Второй, более строгий солдат призадумался.

— Эй, чё с тобой?

— Воз… духу… — просипел Гныщевич и старательно булькнул в горле скопленными за время биения слюнями. — Ды… шать…

— Воздуху не хватает, — любезно перевёл первый солдат. — Смотри, кровью харкает…

Его collègue сомневался. До Гныщевича долетел свежий ветерок с лестницы. Оказывается, в подвале и правда было очень душно. Именно это, по всей видимости, и убедило солдат.

Строгий ушёл, а через несколько минут вернулся с гвоздодёром. С грохотом подволок тумбу к окну. Занятно, он вряд ли бы развёл тут самодеятельность без одобрения генералов. А они не стали сами заходить и проверять припадок на зуб. Всё идёт, как они и задумали? Тогда незачем доски отрывать, пусть бы Гныщевич и дальше мучился.

Значит, заняты чем-то другим. Здесь, не здесь?

Доски, au fait, никто не отрывал. Отрывали доску. Верхнюю. С улицы хлынула приятная влажность. Гныщевичу безо всяких комедий стало лучше.

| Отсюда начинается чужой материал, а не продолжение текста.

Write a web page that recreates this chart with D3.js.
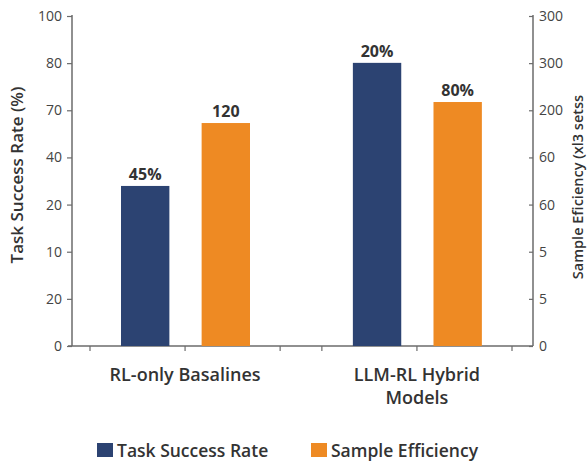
<!DOCTYPE html>
<html><head><meta charset="utf-8">
<script src="https://cdn.jsdelivr.net/npm/d3@7"></script>
<style>body{margin:0;background:#fff}svg{display:block}text{font-family:"Open Sans",sans-serif}</style>
</head><body><svg id="c" width="588" height="466"></svg>
<script>
const categories = ["RL-only Basalines", "LLM-RL Hybrid Models"];
const categoryLines = [["RL-only Basalines"], ["LLM-RL Hybrid", "Models"]];
const series = ["Task Success Rate", "Sample Efficiency"];
const successRate = [48.5, 85.8];
const successLabels = ["45%", "20%"];
const efficiency = [202.7, 221.8];
const efficiencyLabels = ["120", "80%"];
const leftTickLabels = ["0", "20", "10", "20", "40", "70", "80", "100"];
const rightTickLabels = ["0", "5", "5", "60", "60", "200", "300", "300"];
const colors = ["#2c4372", "#ee8a23"];

const svg = d3.select("#c");
const L = 72, R = 533, T = 16, B = 346;
const axisColor = "#6b6b6b", textColor = "#333";

const yL = d3.scaleLinear().domain([0, 100]).range([B, T]);
const yR = d3.scaleLinear().domain([0, 300]).range([B, T]);
const x0 = d3.scaleBand().domain(categories).range([90, 512]).paddingInner(0.18).paddingOuter(0);
const x1 = d3.scaleBand().domain(series).range([31, 160]).paddingInner(0.4).paddingOuter(0);

const nL = leftTickLabels.length - 1;
const leftTicks = d3.range(leftTickLabels.length).map(i => i * 100 / nL);
const rightTicks = d3.range(rightTickLabels.length).map(i => i * 300 / (rightTickLabels.length - 1));

// left axis
const gL = svg.append("g").attr("transform", `translate(${L},0)`)
  .call(d3.axisLeft(yL).tickValues(leftTicks).tickFormat((d, i) => leftTickLabels[i]).tickSize(5).tickPadding(5));
// right axis (ticks inward)
const gR = svg.append("g").attr("transform", `translate(${R},0)`)
  .call(d3.axisRight(yR).tickValues(rightTicks).tickFormat((d, i) => rightTickLabels[i]).tickSize(0).tickPadding(6));
gR.selectAll(".tick line").attr("x2", -4);
[gL, gR].forEach(g => {
  g.select(".domain").attr("stroke", axisColor).attr("stroke-width", 1.5).attr("d", `M0,${T-1}V${B}`);
  g.selectAll(".tick line").attr("stroke", axisColor).attr("stroke-width", 1.2);
  g.selectAll(".tick text").attr("fill", "#444").style("font-size", "14px").style("font-family", "Open Sans, sans-serif");
});

// bottom axis line and ticks
svg.append("line").attr("x1", 68).attr("x2", R).attr("y1", B).attr("y2", B)
  .attr("stroke", axisColor).attr("stroke-width", 1.5);
const bTicks = [];
categories.forEach(c => { bTicks.push(x0(c), x0(c) + x0.bandwidth() / 2, x0(c) + x0.bandwidth()); });
svg.selectAll(".bt").data(bTicks).enter().append("line")
  .attr("x1", d => d).attr("x2", d => d).attr("y1", B).attr("y2", B + 5)
  .attr("stroke", axisColor).attr("stroke-width", 1.2);

// bars
const rows = categories.map((c, i) => [
  {c, s: series[0], y: yL(successRate[i]), lab: successLabels[i], col: colors[0]},
  {c, s: series[1], y: yR(efficiency[i]), lab: efficiencyLabels[i], col: colors[1]}
]).flat();
svg.selectAll(".bar").data(rows).enter().append("rect")
  .attr("x", d => x0(d.c) + x1(d.s)).attr("width", x1.bandwidth())
  .attr("y", d => d.y).attr("height", d => B - d.y).attr("fill", d => d.col);
svg.selectAll(".vl").data(rows).enter().append("text")
  .attr("x", d => x0(d.c) + x1(d.s) + x1.bandwidth() / 2).attr("y", d => d.y - 6)
  .attr("text-anchor", "middle").attr("fill", textColor)
  .style("font-size", "16px").style("font-weight", "700").text(d => d.lab);

// category labels
categories.forEach((c, i) => {
  const t = svg.append("text").attr("text-anchor", "middle").attr("fill", textColor)
    .style("font-size", "18px").style("font-weight", "600");
  categoryLines[i].forEach((ln, j) => {
    t.append("tspan").attr("x", x0(c) + x0.bandwidth() / 2).attr("y", 381 + j * 23).text(ln);
  });
});

// axis titles
svg.append("text").attr("transform", `translate(23,175) rotate(-90)`).attr("text-anchor", "middle")
  .attr("fill", textColor).style("font-size", "17px").style("font-weight", "600").text("Task  Success Rate (%)");
svg.append("text").attr("transform", `translate(583,187) rotate(-90)`).attr("text-anchor", "middle")
  .attr("fill", textColor).style("font-size", "14.5px").style("font-weight", "600").text("Sample Eficiency (xl3 setss");

// legend
const leg = [{x: 97, s: series[0], col: colors[0]}, {x: 311, s: series[1], col: colors[1]}];
leg.forEach(d => {
  svg.append("rect").attr("x", d.x).attr("y", 443).attr("width", 16).attr("height", 14).attr("fill", d.col);
  svg.append("text").attr("x", d.x + 20).attr("y", 457).attr("fill", textColor)
    .style("font-size", "17.5px").style("font-weight", "600").text(d.s);
});
</script></body></html>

— Еды всё равно не велено, — жалостливо бормотнул нестрогий солдат, когда его сослуживец унёс гвоздодёр и доску. — Говорят, без еды человек месяц может…

— Врача… — прохрипел Гныщевич, вознося мысленные хвалы жестокости генералов. Еда — это непременно развязывание рук, а сюрприз лучше сберечь.

По поводу врача солдат колебался. Что принесёт врач? Трату времени и лечение от несуществующего припадка.

— Слушай, — обратился Гныщевич к солдату более человеческим голосом, — сколько тебе надо, чтоб меня отсюда вытащить? Чего тебе, денег? Хочешь чин? Будешь высоко в полиции или даже в Управлении…

Солдат отшатнулся. Ну вот, заодно и выяснили, что даже самые мягкосердечные из них не слишком склонны договариваться. Уж конечно, на такую вахту только проверенных ставят.

Когда дверь снова закрылась, а ключ в ней провернулся, Гныщевич ещё немного похрипел pro forma и кинулся к окну. Оторвать остальные доски, когда верхнюю уже сняли, было бы нетрудно — можно было бы просто на них повиснуть. Пролез бы он без труда.

Бы.

За досками на окне красовалась решётка.

Подёргав её чуток, Гныщевич с трудом удержался от того, чтобы не пнуть койку повторно — тогда б к нему точно врачей привели. Решётка. И не абы какая (бывают просто вставные рамы с прутьями), а крепко приваренная к стене. Гныщевич подёргал ещё немного, но безрезультатно.

Que faire maintenant? Ответ ясен: задавить инстинкты и идти с генералами на мировую. Лучше потерять всё, кроме жизни, чем потерять жизнь, цепляясь за всё остальное.

А лучше ли? Разве достигнутое: чин Гныщевича, деньги Гныщевича, влияние Гныщевича — не есть его жизнь?

Вторую доску он всё-таки свернул — сам не зная зачем. Добраться до внешнего мира получалось, только подтянувшись, поскольку устоять на тумбе мешал рост. Подтягиваться получалось плохо.